Last night, Josh came home and I was wearing my japa mala beads. "Hard day?" he asked.
For those who don't meditate, mala beads are used to help you focus on your mantra. This string is a Rudraksha mala with 108 beads and a red string that lets my finger know when I've said my mantra 108 times. Sort of like a rosary.
Last year, I switched the mantra I had since high school. I still love my old mantra and use it sometimes for certain situations. But one day, I woke up and decided I needed a new mantra and the mantra I should use instantly popped into my head and it felt as right as when I changed my blogging name to Lollipop Goldstein. Which is not to say that other mantras were not contenders (after all, I came this close to calling myself Popsicle Jones), but they were dismissed very quickly.
Yesterday evening, I was teaching the ChickieNob how to use the japa mala beads and gave her my old mantra to use. After we were done, I threw them around my neck for safe keeping rather than putting them back in their pouch, which is how I greeted Josh at the door. But yes, they did make me feel better to have them around my neck. It was a hard day.
My life has taken on a lot of general work-related chaos and deadlines. A to-do list that cannot be prioritized. And I finally understood why everything was getting under my skin and setting me on edge when Josh labeled all of it background noise. He was using the term to mean, "just ignore it and take it all in stride" but the fact is that I am not very good with background noise. I like a quiet space to work and think. When I can't focus in one area of my life, it spills into being distracted everywhere else. It is all small things, quiet buzzing, but I am hearing this figurative background noise and my mind is literally everywhere at once.
Whereas Josh needs the background noise. If I am not home, he plays the television while reading his Twitter feed and doing a crossword puzzle. He plays music while he works and needs sound while he drives.
Perhaps I was subconsciously wearing the beads to try to keep all the figurative background noise at a lower hum until I can deal with it and take it off my plate. Return to the quiet house.
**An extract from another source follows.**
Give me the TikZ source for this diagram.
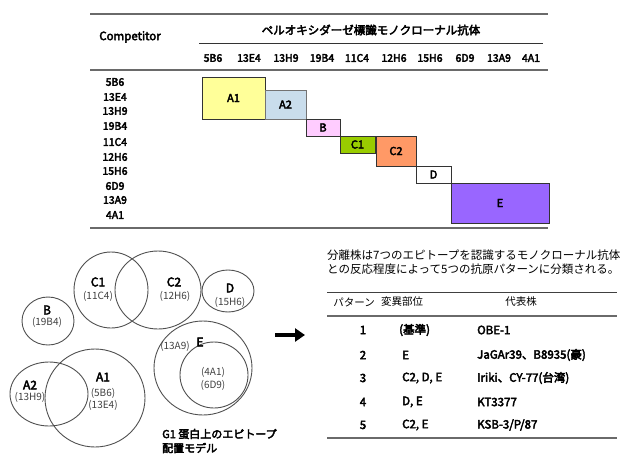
\documentclass[tikz,border=0pt]{standalone}
\usepackage{fontspec}
\setmainfont{Noto Sans CJK JP}[AutoFakeBold=3.5]
\usetikzlibrary{arrows.meta}
\definecolor{rule}{HTML}{6A6A6A}
\definecolor{cA1}{HTML}{FFFF99}
\definecolor{cA2}{HTML}{C9DDEC}
\definecolor{cB}{HTML}{FFCCFF}
\definecolor{cC1}{HTML}{99CC00}
\definecolor{cC2}{HTML}{FF9966}
\definecolor{cE}{HTML}{9966FF}
\definecolor{circ}{HTML}{505050}
\tikzset{
  box/.style={draw=black!80, line width=0.8pt, inner sep=0pt, font=\bfseries\fontsize{11}{12}\selectfont},
  lab/.style={font=\bfseries\fontsize{10.5}{11}\selectfont, inner sep=0pt},
  clab/.style={font=\bfseries\fontsize{12}{13}\selectfont, inner sep=0pt},
  csub/.style={font=\fontsize{10}{11}\selectfont, text=black!75, inner sep=0pt},
  ring/.style={draw=circ, line width=0.9pt},
  jtxt/.style={font=\fontsize{11.5}{13}\selectfont, inner sep=0pt},
  thd/.style={font=\fontsize{10.5}{12}\selectfont, inner sep=0pt},
  cell/.style={font=\bfseries\fontsize{11.5}{13}\selectfont, inner sep=0pt},
  hrule/.style={draw=rule, line width=1.6pt},
}
\begin{document}
\begin{tikzpicture}[x=1pt,y=-1pt]
\useasboundingbox (0,0) rectangle (621,458);
% ---------- top table ----------
\coordinate (t1a) at (90,14); \coordinate (t1b) at (548,14);
\draw[draw=rule, line width=1.2pt] (t1a) -- (t1b);
\node[lab, font=\bfseries\fontsize{11.5}{12}\selectfont] (comp) at (130,37) {Competitor};
\node[jtxt, font=\bfseries\fontsize{11.5}{13}\selectfont] (hdr) at (371,30) {ペルオキシダーゼ標識モノクローナル抗体};
\coordinate (u1a) at (199,43); \coordinate (u1b) at (543,43);
\draw[draw=black!80, line width=0.9pt] (u1a) -- (u1b);
\foreach \t/\x in {5B6/213,13E4/249,13H9/286,19B4/322,11C4/357,12H6/394,15H6/430,6D9/465,13A9/499,4A1/531}
  \node[lab] (col\t) at (\x,58) {\t};
\coordinate (t2a) at (90,70); \coordinate (t2b) at (548,70);
\draw[hrule] (t2a) -- (t2b);
\foreach \t/\y in {5B6/82,13E4/97,13H9/111,19B4/126,11C4/142,12H6/157,15H6/171,6D9/186,13A9/200,4A1/215}
  \node[lab] (row\t) at (115,\y) {\t};
\coordinate (t3a) at (90,228); \coordinate (t3b) at (548,228);
\draw[hrule] (t3a) -- (t3b);
\node[box, fill=cA1, minimum width=63pt, minimum height=42pt] (bA1) at (233.5,98) {A1};
\node[box, fill=cA2, draw=black!55, minimum width=41pt, minimum height=29pt] (bA2) at (285.5,104.5) {A2};
\node[box, fill=cB, minimum width=34pt, minimum height=17pt] (bB) at (323,127.5) {B};
\node[box, fill=cC1, minimum width=35pt, minimum height=17pt] (bC1) at (357.5,144.5) {C1};
\node[box, fill=cC2, minimum width=40pt, minimum height=30pt] (bC2) at (396,151) {C2};
\node[box, fill=white, minimum width=35pt, minimum height=17pt] (bD) at (433.5,174.5) {D};
\node[box, fill=cE, minimum width=98pt, minimum height=40pt] (bE) at (500,203) {E};
% ---------- circles ----------
\draw[ring] (111,290) ellipse [x radius=37, y radius=38];
\draw[ring] (158,290) ellipse [x radius=43, y radius=39];
\draw[ring] (228,291) ellipse [x radius=26, y radius=21];
\draw[ring] (48,321) ellipse [x radius=26, y radius=24];
\draw[ring] (203,368) ellipse [x radius=49, y radius=47];
\draw[ring] (214,375) ellipse [x radius=34, y radius=33];
\draw[ring] (49,394) ellipse [x radius=39, y radius=32];
\draw[ring] (95,398) ellipse [x radius=50, y radius=49];
\node[clab] (lC1) at (98,282) {C1};
\node[csub] (sC1) at (98,296) {(11C4)};
\node[clab] (lC2) at (174,282) {C2};
\node[csub] (sC2) at (175,296) {(12H6)};
\node[clab] (lD) at (230,288) {D};
\node[csub] (sD) at (230,302) {(15H6)};
\node[clab] (lB) at (47,310) {B};
\node[csub] (sB) at (47,322) {(19B4)};
\node[csub] (sE1) at (175,346) {(13A9)};
\node[clab] (lE) at (200,342) {E};
\node[csub] (sE2) at (213,372) {(4A1)};
\node[csub] (sE3) at (213,385) {(6D9)};
\node[clab] (lA2) at (30,385) {A2};
\node[csub] (sA2) at (30,397) {(13H9)};
\node[clab] (lA1) at (103,377) {A1};
\node[csub] (sA1a) at (103,393) {(5B6)};
\node[csub] (sA1b) at (103,405) {(13E4)};
\node[jtxt, font=\bfseries\fontsize{11}{12}\selectfont, anchor=west] (g1a) at (162,434) {G1 蛋白上のエピトープ};
\node[jtxt, font=\bfseries\fontsize{11}{12}\selectfont, anchor=west] (g1b) at (162,448) {配置モデル};
% ---------- arrow ----------
\coordinate (arA) at (275,335); \coordinate (arB) at (305,335);
\draw[line width=4pt, -{Triangle[length=10pt,width=13pt]}] (arA) -- (arB);
% ---------- right table ----------
\node[jtxt, anchor=west] (p1) at (327,255) {分離株は7つのエピトープを認識するモノクローナル抗体};
\node[jtxt, anchor=west] (p2) at (327,269) {との反応程度によって5つの抗原パターンに分類される。};
\coordinate (r1a) at (327,292); \coordinate (r1b) at (617,292);
\draw[draw=black!75, line width=1pt] (r1a) -- (r1b);
\node[thd] (h1) at (354,302) {パターン};
\node[thd] (h2) at (402,302) {変異部位};
\node[thd] (h3) at (521,302) {代表株};
\coordinate (r2a) at (327,316); \coordinate (r2b) at (617,316);
\draw[hrule, line width=1.2pt] (r2a) -- (r2b);
\node[cell] (n1) at (363,330) {1};
\node[cell, anchor=west] (v1) at (399,330) {(基準)};
\node[cell, anchor=west] (s1) at (477,330) {OBE-1};
\node[cell] (n2) at (363,355) {2};
\node[cell, anchor=west] (v2) at (402,355) {E};
\node[cell, anchor=west] (s2) at (477,355) {JaGAr39、B8935(豪)};
\node[cell] (n3) at (363,378) {3};
\node[cell, anchor=west] (v3) at (402,378) {C2, D, E};
\node[cell, anchor=west] (s3) at (477,378) {Iriki、CY-77(台湾)};
\node[cell] (n4) at (363,402) {4};
\node[cell, anchor=west] (v4) at (402,402) {D, E};
\node[cell, anchor=west] (s4) at (477,402) {KT3377};
\node[cell] (n5) at (363,425) {5};
\node[cell, anchor=west] (v5) at (402,425) {C2, E};
\node[cell, anchor=west] (s5) at (477,425) {KSB-3/P/87};
\coordinate (r3a) at (327,438); \coordinate (r3b) at (617,438);
\draw[hrule] (r3a) -- (r3b);
\end{tikzpicture}
\end{document}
I feel like I need my life to be quiet in order to have those definitive moments come--the ones that brought me my new mantra or blogging name. But what a chicken-and-egg since I can't get the quiet until I clear my plate of the noise. And I can't clear my plate of the noise until I can find some quiet.
Do you work best with background noise or in silence? And is it different for different situations? Do you need music to focus or do you work best in a quiet space?